Monitoring post-release survival of sandpaper skates to support bycatch reduction and mitigation measures.
- Tracking and monitoring released skates through satellite tagging
- Blood samples taken to study capture-related stress
- Advancing understanding of the long-term effects of the current release process
Start date: April 2023
Student Research Grant
Colette Appert, Institute of Marine and Antarctic Science, University of Tasmania
Heard Island & McDonald Island Toothfish & Icefish Fishery, Australia
Addressing data deficiencies in post-release survival
Skate are a bycatch species in the Heard Island and McDonald Island longline toothfish and icefish fishery, which operates in the Kerguelen Plateau in the southern Indian Ocean. Over 90% of skates caught are released back into the sea alive, however it is unknown how many survive the capture and release process.
The study will address this lack of data by identifying the post-release survival rate of sandpaper skates (Bathyraja irrasa) and the factors that influence survival. This will allow a more accurate estimation of the fishery’s impact on the skate population and support the development of a more effective bycatch management strategy if needed.
“Currently, only retained skates are counted towards fishery removals, but the overall fisheries-induced mortality may be substantially higher due to the high number of skates released after capture and the unknown, but potentially low, post-release survival.”PhD student at the University of Tasmania
Monitoring skate mortality
Colette Appert, a PhD student at the University of Tasmania, will collect samples from skates caught on toothfish longlines to identify biological traits that may predict survival.
The skates will be weighed, measured and sexed, and blood samples taken to be analysed for markers of capture-related stress. Satellite tagging will allow the skates to be tracked and monitored once released, providing data on how many survive and for how long.

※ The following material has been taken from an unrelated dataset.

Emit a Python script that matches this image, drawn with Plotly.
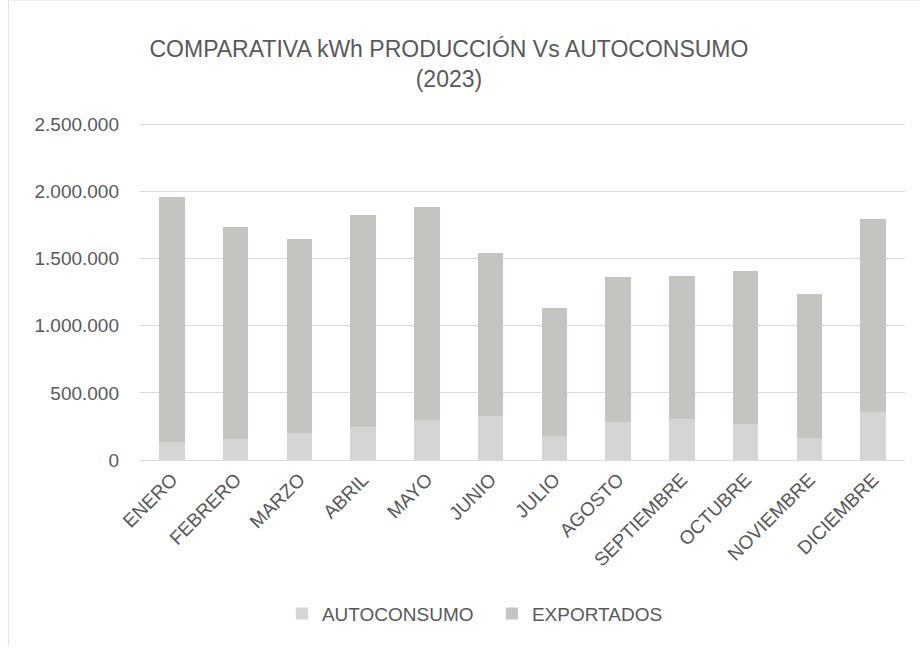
import plotly.graph_objects as go

meses = ["ENERO", "FEBRERO", "MARZO", "ABRIL", "MAYO", "JUNIO", "JULIO",
         "AGOSTO", "SEPTIEMBRE", "OCTUBRE", "NOVIEMBRE", "DICIEMBRE"]
produccion = [1957000, 1736000, 1647000, 1828000, 1886000, 1542000, 1132000,
              1362000, 1370000, 1408000, 1240000, 1800000]
autoconsumo = [137000, 157000, 199000, 249000, 300000, 326000, 179000,
               286000, 304000, 269000, 162000, 360000]
exportados = [p - a for p, a in zip(produccion, autoconsumo)]
y_ticks = [0, 500000, 1000000, 1500000, 2000000, 2500000]
y_tick_text = ["0", "500.000", "1.000.000", "1.500.000", "2.000.000", "2.500.000"]

FONT = "Liberation Sans"
GREY = "#595959"

fig = go.Figure()
fig.add_trace(go.Bar(x=meses, y=autoconsumo, name="AUTOCONSUMO",
                     marker=dict(color="#d5d6d3", line=dict(width=0))))
fig.add_trace(go.Bar(x=meses, y=exportados, name="EXPORTADOS",
                     marker=dict(color="#c3c5c1", line=dict(width=0))))

fig.update_layout(
    barmode="stack",
    bargap=0.6,
    width=920, height=649,
    paper_bgcolor="white", plot_bgcolor="white",
    margin=dict(l=140, r=15, t=123, b=189),
    font=dict(family=FONT, color=GREY),
    title=dict(text="COMPARATIVA kWh PRODUCCIÓN Vs AUTOCONSUMO<br>(2023)",
               x=0.488, xanchor="center", y=0.912, yanchor="top",
               font=dict(size=23, color=GREY, family=FONT)),
    xaxis=dict(tickangle=-45, tickfont=dict(size=19, color=GREY),
               showgrid=False, showline=True, linecolor="#d9d9d9", ticks=""),
    yaxis=dict(range=[0, 2512000], tickvals=y_ticks, ticktext=y_tick_text,
               tickfont=dict(size=19, color=GREY),
               showgrid=True, gridcolor="#d9d9d9", gridwidth=1,
               zeroline=False, ticklabelstandoff=20),
    legend=dict(orientation="h", x=0.46, xanchor="center", y=-0.456, yanchor="middle",
                font=dict(size=19, color=GREY), traceorder="normal",
                itemwidth=30, entrywidth=165, entrywidthmode="pixels"),
    shapes=[
        dict(type="line", xref="paper", yref="paper", x0=-0.172, x1=1.02, y0=1.365, y1=1.365,
             line=dict(color="#e0e0e0", width=1)),
        dict(type="line", xref="paper", yref="paper", x0=-0.172, x1=-0.172, y0=1.365, y1=-0.55,
             line=dict(color="#e0e0e0", width=1)),
    ],
)

fig.write_html("out.html", config={"displayModeBar": False},
               post_script="document.body.style.margin='0';")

Building partnerships to drive progress
Support from the MSC’s Ocean Stewardship Fund will enable Colette to travel to France to work with Dr Clara Péron and Dr Alexis Lécu, who have expertise in skate bycatch in the Kerguelen Plateau and capture-related stress markers in skates respectively.
Collaboration between the two research groups will help drive improvements in sustainable fishing on a wider scale, with the findings applicable to both the Australian fishery and the French SARPC toothfish fishery. Better understanding of skate survival rates could support the development of an aligned bycatch mitigation strategy, helping to reduce skate bycatch throughout the entire region.